A resposta também não é, a esta altura do campeonato, complicada: cumplicidade. E essa cumplicidade é, quase exclusivamente, do poderosíssimo Partido Popular Europeu de que fazem parte, em Portugal, PSD e CDS. Nos tempos do bloco de leste e das suas “democracias populares”, o PSD e o CDS teriam brandido mais um relatório da Freedom House para nos demonstrar — e bem — como era intolerável o espezinhamento das liberdades naqueles países. Hoje, quando o mesmo relatório demonstra que a Hungria do século XXI vai a caminho do seu passado autoritário, PSD e CDS passam como cão por vinha vindimada.
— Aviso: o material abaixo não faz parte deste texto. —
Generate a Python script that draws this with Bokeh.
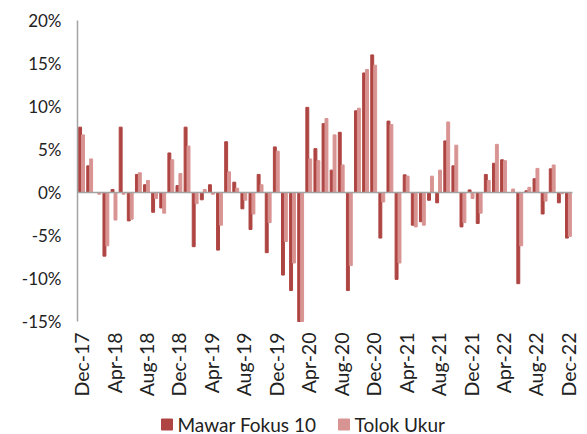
import numpy as np
from bokeh.plotting import figure
from bokeh.core.properties import value
from bokeh.models import (ColumnDataSource, FixedTicker, Range1d)
from bokeh.embed import file_html
from bokeh.resources import INLINE

months = ["Dec-17","Jan-18","Feb-18","Mar-18","Apr-18","May-18","Jun-18","Jul-18","Aug-18","Sep-18","Oct-18","Nov-18",
          "Dec-18","Jan-19","Feb-19","Mar-19","Apr-19","May-19","Jun-19","Jul-19","Aug-19","Sep-19","Oct-19","Nov-19",
          "Dec-19","Jan-20","Feb-20","Mar-20","Apr-20","May-20","Jun-20","Jul-20","Aug-20","Sep-20","Oct-20","Nov-20",
          "Dec-20","Jan-21","Feb-21","Mar-21","Apr-21","May-21","Jun-21","Jul-21","Aug-21","Sep-21","Oct-21","Nov-21",
          "Dec-21","Jan-22","Feb-22","Mar-22","Apr-22","May-22","Jun-22","Jul-22","Aug-22","Sep-22","Oct-22","Nov-22",
          "Dec-22"]

mawar = [7.6, 3.1, 0.0, -7.4, 0.35, 7.6, -3.3, 2.1, 0.9, -2.3, -1.8, 4.6,
         0.8, 7.6, -6.3, -0.85, 0.9, -6.7, 5.9, 1.2, -1.9, -4.3, 2.1, -7.0,
         5.3, -9.6, -11.4, -16.5, 9.9, 5.1, 8.0, 2.6, 7.0, -11.4, 9.5, 13.9,
         16.0, -5.3, 8.3, -10.1, 2.05, -3.8, -3.4, -0.9, -1.2, 6.0, 3.1, -4.0,
         0.3, -3.6, 2.1, 3.4, 3.8, 0.0, -10.6, 0.2, 1.6, -2.5, 2.75, -1.2,
         -5.3]

tolok = [6.7, 3.9, -0.2, -6.2, -3.2, -0.2, -3.1, 2.3, 1.4, -0.7, -2.4, 3.8,
         2.2, 5.4, -1.3, 0.35, -0.2, -3.8, 2.4, 0.5, -0.9, -2.5, 0.9, -3.5,
         4.8, -5.7, -8.2, -16.0, 3.9, 3.7, 8.6, 6.7, 3.2, -8.5, 9.8, 14.3,
         14.8, -1.1, 7.9, -8.2, 1.9, -4.0, -3.8, 1.9, 2.6, 8.2, 5.5, -3.5,
         -0.7, -2.4, 1.4, 5.6, 3.7, 0.4, -6.2, 0.6, 2.8, -1.0, 3.2, -0.15,
         -5.1]

series_names = ["Mawar Fokus 10", "Tolok Ukur"]
y_ticks = [-15, -10, -5, 0, 5, 10, 15, 20]

DARK = "#AE4542"
LIGHT = "#D89492"
FONT = "Lato"
TXT = "#222222"
AXIS_GREY = "#A3A3A3"

Y_MIN, Y_MAX = y_ticks[0], y_ticks[-1]
N = len(months)

# The frame covers the whole canvas; the plotting area (categories x values)
# sits at px 77..572 horizontally and 20..321 vertically inside it.
FW, FH = 582, 432
PL, PR, PT, PB = 77, 572, 20, 321
x_per_px = N / (PR - PL)
y_per_px = (Y_MAX - Y_MIN) / (PB - PT)

def px_to_x(px):
    return -0.5 + (px - PL) * x_per_px

def px_to_y(py):
    return Y_MAX - (py - PT) * y_per_px

idx = np.arange(N)
src = ColumnDataSource(dict(x1=idx - 0.18, x2=idx + 0.18,
                            m=np.maximum(mawar, Y_MIN), t=np.maximum(tolok, Y_MIN)))

p = figure(frame_width=FW, frame_height=FH, output_backend="svg", toolbar_location=None,
           x_range=Range1d(px_to_x(0), px_to_x(FW)), y_range=Range1d(px_to_y(FH), px_to_y(0)),
           min_border=0, min_border_left=0, min_border_right=0, min_border_top=0, min_border_bottom=0)
p.outline_line_color = None
p.grid.visible = False

p.vbar(x="x1", top="m", bottom=0, width=0.36, source=src, color=DARK)
p.vbar(x="x2", top="t", bottom=0, width=0.36, source=src, color=LIGHT)

# zero line across the category span
p.segment(x0=[-0.5], x1=[N - 0.5], y0=[0], y1=[0], line_color=AXIS_GREY, line_width=1.5)

ya = p.yaxis[0]
ya.ticker = FixedTicker(ticks=y_ticks)
ya.fixed_location = -0.5
ya.bounds = (Y_MIN, Y_MAX)
ya.major_label_overrides = {v: f"{v}%" for v in y_ticks}
ya.axis_line_color = AXIS_GREY
ya.axis_line_width = 1.5
ya.major_tick_line_color = None
ya.minor_tick_line_color = None
ya.major_label_text_font = FONT
ya.major_label_text_font_size = "17px"
ya.major_label_text_color = TXT
ya.major_label_standoff = 10

xa = p.xaxis[0]
tick_pos = list(range(0, N, 4))
xa.ticker = FixedTicker(ticks=tick_pos)
xa.fixed_location = Y_MIN
xa.major_label_overrides = {i: months[i] for i in tick_pos}
xa.axis_line_color = None
xa.major_tick_line_color = None
xa.minor_tick_line_color = None
xa.major_label_orientation = np.pi / 2
xa.major_label_text_font = FONT
xa.major_label_text_font_size = "19.5px"
xa.major_label_text_color = TXT
xa.major_label_standoff = 5

# legend drawn with glyphs inside the frame
sw_px = [161, 338]
lf_src = ColumnDataSource(dict(
    left=[px_to_x(x) for x in sw_px], right=[px_to_x(x + 11) for x in sw_px],
    top=[px_to_y(418.5)] * 2, bottom=[px_to_y(429.5)] * 2,
    tx=[px_to_x(x + 16) for x in sw_px], ty=[px_to_y(423.5)] * 2,
    name=series_names, color=[DARK, LIGHT]))
p.quad(left="left", right="right", top="top", bottom="bottom", color="color", source=lf_src)
p.text(x="tx", y="ty", text="name", source=lf_src,
       text_font=value(FONT), text_font_size=value("19px"), text_color=TXT,
       text_baseline="middle", text_align="left")

open("out.html", "w").write(file_html(p, INLINE))
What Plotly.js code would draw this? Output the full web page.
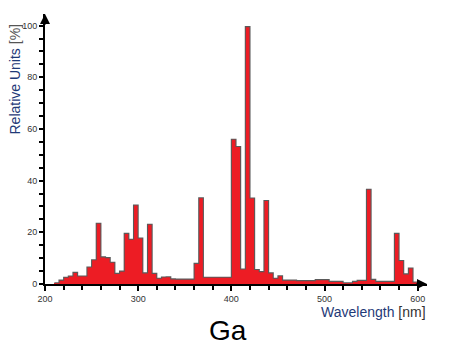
<!DOCTYPE html>
<html>
<head>
<meta charset="utf-8">
<script src="https://cdn.plot.ly/plotly-3.0.1.min.js"></script>
<style>html,body{margin:0;padding:0;background:#fff;}#chart{width:460px;height:360px;}</style>
</head>
<body>
<div id="chart"></div>
<script>
// Bin start wavelengths (nm), 5 nm bins
const wavelength = [210,215,220,225,230,235,240,245,250,255,260,265,270,275,280,285,290,295,300,305,
  310,315,320,325,330,335,340,345,350,355,360,365,370,375,380,385,390,395,400,405,
  410,415,420,425,430,435,440,445,450,455,460,465,470,475,480,485,490,495,500,505,
  510,515,520,525,530,535,540,545,550,555,560,565,570,575,580,585,590,595];
// Relative intensity (%)
const relative = [0.5,1.5,2.6,3.1,4.5,3.1,3.1,6.6,9.4,23.5,10.5,10.2,8.4,4.1,5.0,19.6,17.3,30.6,17.8,4.3,
  23.1,4.1,2.2,2.7,2.8,2.0,1.9,1.9,1.9,1.9,8.0,33.4,2.6,2.6,2.6,2.6,2.6,2.6,56.0,53.2,
  5.8,99.6,33.3,5.6,4.8,32.3,4.3,2.2,3.2,1.5,1.5,1.5,1.3,1.3,1.3,1.3,1.7,1.7,1.7,1.0,
  1.0,1.0,0.5,0.5,1.0,1.4,1.4,36.7,1.8,1.0,1.0,1.0,1.0,19.6,9.1,3.9,6.2,0.8];
const binWidth = 5;
const xTickVals = [200,300,400,500,600];
const yTickVals = [0,20,40,60,80,100];

const edges = wavelength.concat([wavelength[wavelength.length-1] + binWidth]);
const stepY = relative.concat([0]);

const bars = {
  type: 'bar', x: wavelength, y: relative, width: binWidth, offset: 0,
  marker: {color: '#ed1c24', line: {width: 0}}, hoverinfo: 'x+y', showlegend: false
};
const outline = {
  type: 'scatter', mode: 'lines', x: edges, y: stepY,
  line: {shape: 'hv', color: '#5a5a5a', width: 1.1}, hoverinfo: 'skip', showlegend: false
};

const tickFont = {family: 'Liberation Sans, Arial, sans-serif', size: 9, color: '#333'};
const layout = {
  width: 460, height: 360,
  margin: {l: 45, r: 33, t: 14, b: 76},
  paper_bgcolor: '#fff', plot_bgcolor: '#fff',
  bargap: 0, showlegend: false,
  xaxis: {
    range: [200, 610], showgrid: false, zeroline: false,
    showline: true, linecolor: '#000', linewidth: 2,
    tickmode: 'array', tickvals: xTickVals, ticks: 'outside', ticklen: 5, tickwidth: 2, tickcolor: '#000',
    minor: {dtick: 20, tick0: 200, ticks: 'outside', ticklen: 4, tickwidth: 2, tickcolor: '#000'},
    tickfont: tickFont
  },
  yaxis: {
    range: [0, 104.5], showgrid: false, zeroline: false,
    showline: true, linecolor: '#000', linewidth: 2,
    tickmode: 'array', tickvals: yTickVals, ticks: 'outside', ticklen: 4, tickwidth: 2, tickcolor: '#000',
    minor: {dtick: 5, tick0: 0, ticks: 'outside', ticklen: 4, tickwidth: 2, tickcolor: '#000'},
    tickfont: tickFont
  },
  annotations: [
    {x: 610, y: 0, xref: 'x', yref: 'y', ax: -12, ay: 0, showarrow: true, arrowhead: 2, arrowsize: 1, arrowwidth: 2, arrowcolor: '#000', text: ''},
    {x: 200, y: 104.5, xref: 'x', yref: 'y', ax: 0, ay: 12, showarrow: true, arrowhead: 2, arrowsize: 1, arrowwidth: 2, arrowcolor: '#000', text: ''},
    {xref: 'paper', yref: 'paper', xanchor: 'center', yanchor: 'top', showarrow: false,
     text: '<span style="color:#1f3a78">Relative Units</span> <span style="color:#555">[%]</span>',
     textangle: -90, font: {family: 'Liberation Sans, Arial, sans-serif', size: 14}, x: 0, xshift: -31, y: 1, yshift: -8},
    {x: 1, y: 0, xref: 'paper', yref: 'paper', xanchor: 'right', yanchor: 'top', showarrow: false, yshift: -18, xshift: 1,
     text: '<span style="color:#1f3a78">Wavelength</span> <span style="color:#333">[nm]</span>',
     font: {family: 'Liberation Sans, Arial, sans-serif', size: 14}},
    {x: 0.5, y: 0, xref: 'paper', yref: 'paper', xanchor: 'center', yanchor: 'top', showarrow: false, yshift: -29, xshift: -8,
     text: 'Ga', font: {family: 'Liberation Sans, Arial, sans-serif', size: 28, color: '#000'}}
  ]
};
Plotly.newPlot('chart', [bars, outline], layout, {displayModeBar: false, staticPlot: true});
</script>
</body>
</html>
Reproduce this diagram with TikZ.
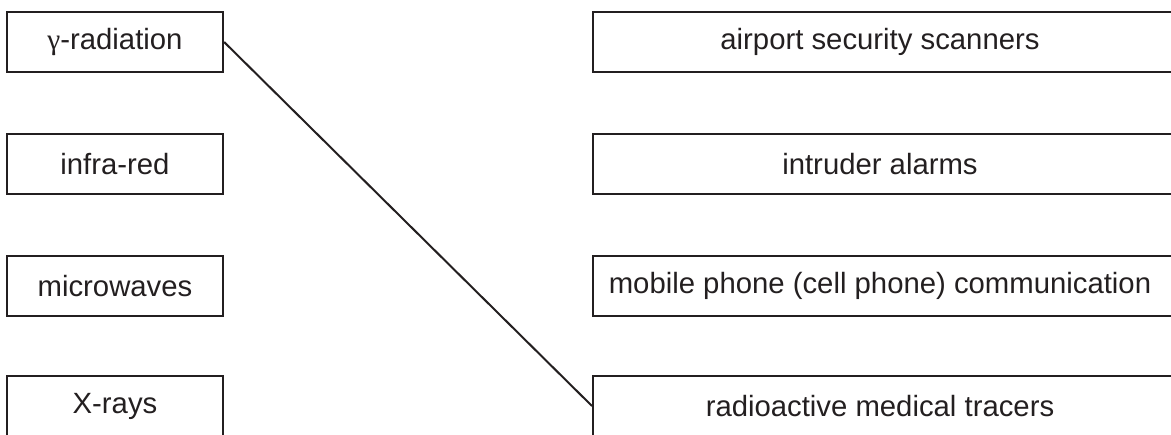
\documentclass[tikz,border=0pt]{standalone}
\usepackage{fontspec}
\setmainfont{Liberation Sans}
\newfontfamily\gammafont{Liberation Serif}
\definecolor{ink}{HTML}{231F20}
\begin{document}
\begin{tikzpicture}[x=1pt,y=-1pt,
  box/.style={draw=ink, line width=2.2pt, rectangle, inner sep=0pt},
  lbox/.style={box, minimum width=216pt, minimum height=60pt},
  rbox/.style={box, minimum width=620pt, minimum height=60pt},
  txt/.style={text=ink, font=\fontsize{29.3}{34}\selectfont, inner sep=0pt},
  link/.style={draw=ink, line width=2pt}]
\useasboundingbox (0,0) rectangle (1171,435);
\clip (0,0) rectangle (1171,435);
% left boxes
\node[lbox] (l1) at (115,42) {};
\node[lbox] (l2) at (115,164) {};
\node[lbox] (l3) at (115,286) {};
\node[lbox] (l4) at (115,406) {};
\node[txt] (t1) at (115,42) {{\gammafont γ}-radiation};
\node[txt] (t2) at (115,164) {infra-red};
\node[txt] (t3) at (115,286) {microwaves};
\node[txt] (t4) at (115,406) {X-rays};
% right boxes
\node[rbox, anchor=west] (r1) at (592,42) {};
\node[rbox, anchor=west] (r2) at (592,164) {};
\node[rbox, anchor=west] (r3) at (592,286) {};
\node[rbox, anchor=west] (r4) at (592,406) {};
\node[txt] (s1) at (880,42) {airport security scanners};
\node[txt] (s2) at (880,164) {intruder alarms};
\node[txt] (s3) at (880,286) {mobile phone (cell phone) communication};
\node[txt] (s4) at (880,406) {radioactive medical tracers};
% connector
\draw[link] (l1.east) -- (r4.west);
\end{tikzpicture}
\end{document}
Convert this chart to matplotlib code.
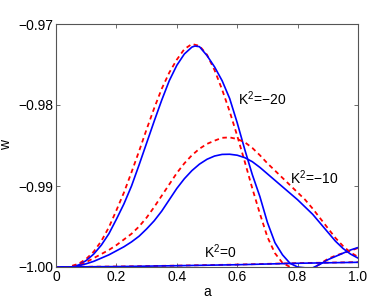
import matplotlib
matplotlib.use("Agg")
import matplotlib.pyplot as plt

plt.rcParams['font.family'] = ['Liberation Sans', 'DejaVu Sans']
plt.rcParams['font.size'] = 10
plt.rcParams['mathtext.fontset'] = 'custom'
plt.rcParams['mathtext.rm'] = 'Liberation Sans'

# K^2 = -20, solid (blue) and dashed (red)
a_k20_blue = [0.0, 0.05, 0.075, 0.1, 0.125, 0.15, 0.175, 0.2, 0.225, 0.25, 0.275, 0.3,
              0.325, 0.35, 0.375, 0.4, 0.425, 0.45, 0.46, 0.475, 0.5, 0.525, 0.55, 0.575,
              0.6, 0.625, 0.65, 0.675, 0.7, 0.725, 0.75, 0.775, 0.8, 0.825, 0.85, 0.875,
              0.9, 0.925, 0.95, 0.975, 1.0]
w_k20_blue = [-1.0, -1.0, -0.99975, -0.9992, -0.9984, -0.9973, -0.9959, -0.9941, -0.9922,
              -0.9900, -0.9874, -0.9847, -0.9820, -0.9794, -0.9770, -0.9751, -0.9737,
              -0.97285, -0.97272, -0.9728, -0.9739, -0.9753, -0.9770, -0.9792, -0.9822,
              -0.9855, -0.9886, -0.9913, -0.9945, -0.9970, -0.9985, -0.99955, -1.0,
              -1.0001, -1.0001, -0.99965, -0.9991, -0.9987, -0.9983, -0.9979, -0.9976]

a_k20_red = [0.0, 0.04, 0.075, 0.1, 0.125, 0.15, 0.175, 0.2, 0.225, 0.25, 0.275, 0.3,
             0.325, 0.35, 0.375, 0.4, 0.425, 0.45, 0.475, 0.5, 0.525, 0.55, 0.575, 0.6,
             0.625, 0.65, 0.675, 0.7, 0.725, 0.75, 0.775, 0.8, 0.825, 0.85, 0.875, 0.9,
             0.925, 0.95, 0.975, 1.0]
w_k20_red = [-1.0, -1.0, -0.9996, -0.9990, -0.9981, -0.9968, -0.9951, -0.9930, -0.9908,
             -0.9883, -0.9857, -0.9830, -0.9804, -0.9780, -0.9760, -0.9744, -0.9731,
             -0.97247, -0.9727, -0.9738, -0.9757, -0.9781, -0.9808, -0.9838, -0.9870,
             -0.9903, -0.9934, -0.9963, -0.9983, -0.9995, -1.0, -1.0002, -1.0003,
             -1.0002, -0.9996, -0.9990, -0.9986, -0.9983, -0.9980, -0.99765]

# K^2 = -10
a_k10_blue = [0.0, 0.05, 0.075, 0.1, 0.125, 0.15, 0.175, 0.2, 0.225, 0.25, 0.275, 0.3,
              0.325, 0.35, 0.375, 0.4, 0.425, 0.45, 0.475, 0.5, 0.525, 0.55, 0.575, 0.6,
              0.625, 0.65, 0.675, 0.7, 0.725, 0.75, 0.775, 0.8, 0.825, 0.85, 0.875, 0.9,
              0.925, 0.95, 0.975, 1.0]
w_k10_blue = [-1.0, -1.0, -0.99985, -0.9996, -0.9993, -0.9989, -0.9985, -0.9980, -0.9975,
              -0.9969, -0.9962, -0.9953, -0.9943, -0.9931, -0.9917, -0.9903, -0.9891,
              -0.9881, -0.9873, -0.9867, -0.9863, -0.9861, -0.98608, -0.9862, -0.9865,
              -0.9870, -0.9877, -0.9885, -0.9893, -0.9901, -0.9909, -0.9917, -0.9926,
              -0.9935, -0.9946, -0.9957, -0.9968, -0.9977, -0.9984, -0.9989]

a_k10_red = [0.0, 0.04, 0.075, 0.1, 0.125, 0.15, 0.175, 0.2, 0.225, 0.25, 0.275, 0.3,
             0.325, 0.35, 0.375, 0.4, 0.425, 0.45, 0.475, 0.5, 0.525, 0.55, 0.575, 0.6,
             0.625, 0.65, 0.675, 0.7, 0.725, 0.75, 0.775, 0.8, 0.825, 0.85, 0.875, 0.9,
             0.925, 0.95, 0.975, 1.0]
w_k10_red = [-1.0, -1.0, -0.9998, -0.9994, -0.9989, -0.9984, -0.9979, -0.9973, -0.9966,
             -0.9959, -0.9950, -0.9939, -0.9926, -0.9912, -0.9898, -0.9884, -0.9872,
             -0.9862, -0.9854, -0.9848, -0.9844, -0.98405, -0.98400, -0.9842, -0.9846,
             -0.9853, -0.9862, -0.9872, -0.9881, -0.9890, -0.9899, -0.9908, -0.9917,
             -0.9928, -0.9940, -0.9952, -0.9964, -0.9974, -0.9982, -0.99875]

# K^2 = 0
a_k0 = [0.0, 0.2, 0.4, 0.6, 0.8, 1.0]
w_k0_blue = [-1.0, -0.99995, -0.99984, -0.99972, -0.99954, -0.99942]
w_k0_red = [-1.0, -0.99994, -0.99983, -0.99970, -0.99952, -0.99940]

labels = ["K$^{\\mathrm{2}}$=\u221220", "K$^{\\mathrm{2}}$=\u221210", "K$^{\\mathrm{2}}$=0"]
label_pos = [(0.603, -0.97926), (0.775, -0.98901), (0.49, -0.99815)]

x_ticks = [0, 0.2, 0.4, 0.6, 0.8, 1.0]
x_ticklabels = ["0", "0.2", "0.4", "0.6", "0.8", "1.0"]
y_ticks = [-1.0, -0.99, -0.98, -0.97]
y_ticklabels = ["\u22121.00", "\u22120.99", "\u22120.98", "\u22120.97"]

fig = plt.figure(figsize=(3.71, 3.0), dpi=100)
ax = fig.add_axes([0.151, 0.11, 0.814, 0.81])

solid = dict(color='#0000ff', lw=1.2, ls='-')
dashed = dict(color='#ff0000', lw=1.3, ls=(0, (2.5, 2)))

ax.plot(a_k20_red, w_k20_red, **dashed)
ax.plot(a_k20_blue, w_k20_blue, **solid)
ax.plot(a_k10_red, w_k10_red, **dashed)
ax.plot(a_k10_blue, w_k10_blue, **solid)
ax.plot(a_k0, w_k0_red, **dashed)
ax.plot(a_k0, w_k0_blue, **solid)

for txt, (x, y) in zip(labels, label_pos):
    ax.text(x, y, txt, fontsize=10, va='center', ha='left')

ax.set_xlim(0, 1)
ax.set_ylim(-1.0, -0.97)
ax.set_xticks(x_ticks)
ax.set_xticklabels(x_ticklabels)
ax.set_yticks(y_ticks)
ax.set_yticklabels(y_ticklabels)
ax.tick_params(direction='in', top=True, right=True, length=3, width=0.6,
               color='#555555', pad=2, labelsize=10)
for s in ax.spines.values():
    s.set_color('#555555')
    s.set_linewidth(0.8)

ax.set_xlabel('a', labelpad=1)
ax.set_ylabel('w', labelpad=4)

fig.savefig('out.png', dpi=100)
Viktor Orbán ainda não acabou o seu trabalho de consolidação de poder. Depois de destruir a imprensa da oposição, de alterar a Constituição diversas vezes e de decapitar qualquer veleidade de independência do judiciário, Orbán conseguiu este ano expulsar do país a melhor e mais independente universidade dos países do antigo “bloco de leste”. Mas ele não vai ficar por aqui: o próximo passo é manter-se no poder por meios fraudulentos, em plena União Europeia.

No início, Orbán ganhava eleições por esgotamento dos outros grandes partidos húngaros e pela sua inegável capacidade de aproveitar oportunidades políticas. Mas Orbán nunca pretendeu arriscar a sorte em eleições futuras. Logo a partir de 2012 mudou o sistema eleitoral (apenas com os votos do seu partido) para garantir que mantinha uma maioria de dois terços no parlamento, redesenhando os círculos eleitorais nacionais e assegurando-se que o método de eleição tirava partido da fragmentação da oposição. Mais tarde soube introduzir todo o tipo de estratagemas, desde o aparecimento no boletim de voto de pseudo-partidos com símbolos e siglas semelhantes aos dos seus adversários, até à facilitação dos votos dos húngaros “étnicos” nos países da vizinhança (dificultando-se em simultâneo o exercício do direito de voto aos húngaros emigrados na Europa ocidental, em geral mais oposicionistas).

Descobriu-se agora que as fraudulentas práticas eleitorais do governo húngaro vão ainda mais fundo. Uma investigação recente, que já não foi a tempo de ser incluída no relatório da Freedom House, determinou que o governo de Orbán, em geral tão picuinhas com a pureza da nacionalidade húngara (exceto nos “vistos gold”, que concede generosamente a árabes, russos e chineses ricos e corruptos) tem atribuído de forma fraudulenta a nacionalidade húngara, para efeitos eleitorais, a milhares de cidadãos ucranianos. Num dos casos, mais de 60 mil ucranianos deram como endereço postal a morada de um edifício arruinado junto à fronteira e tiveram direito à nacionalidade, e ao voto precioso para Viktor Orbán.

Sempre achei que, mais tarde ou mais cedo, viríamos a ter sentado no Conselho Europeu um chefe de Estado ou de governo de eleição duvidosa, e que Orbán seria um candidato forte a essa duvidosa honra. Na pior das hipóteses, tal já terá acontecido sem termos dado por isso. A única solução possível, a médio e longo prazo, é introduzir os critérios internacionalmente reconhecidos de fidedignidade dos atos eleitorais no direito da União Europeia. Mas a curto prazo, só há mesmo uma coisa a fazer: expulsar o partido de Orbán do PPE já, imediatamente, para ontem. Mas PSD e CDS, como os seus parceiros, continuam mudos e quietos enquanto Orbán manda a nossa liberdade para a fogueira — e até apoiam o seu maior cúmplice, Manfred Weber, na corrida para a presidência da Comissão Europeia. Mais escandaloso não poderia ser.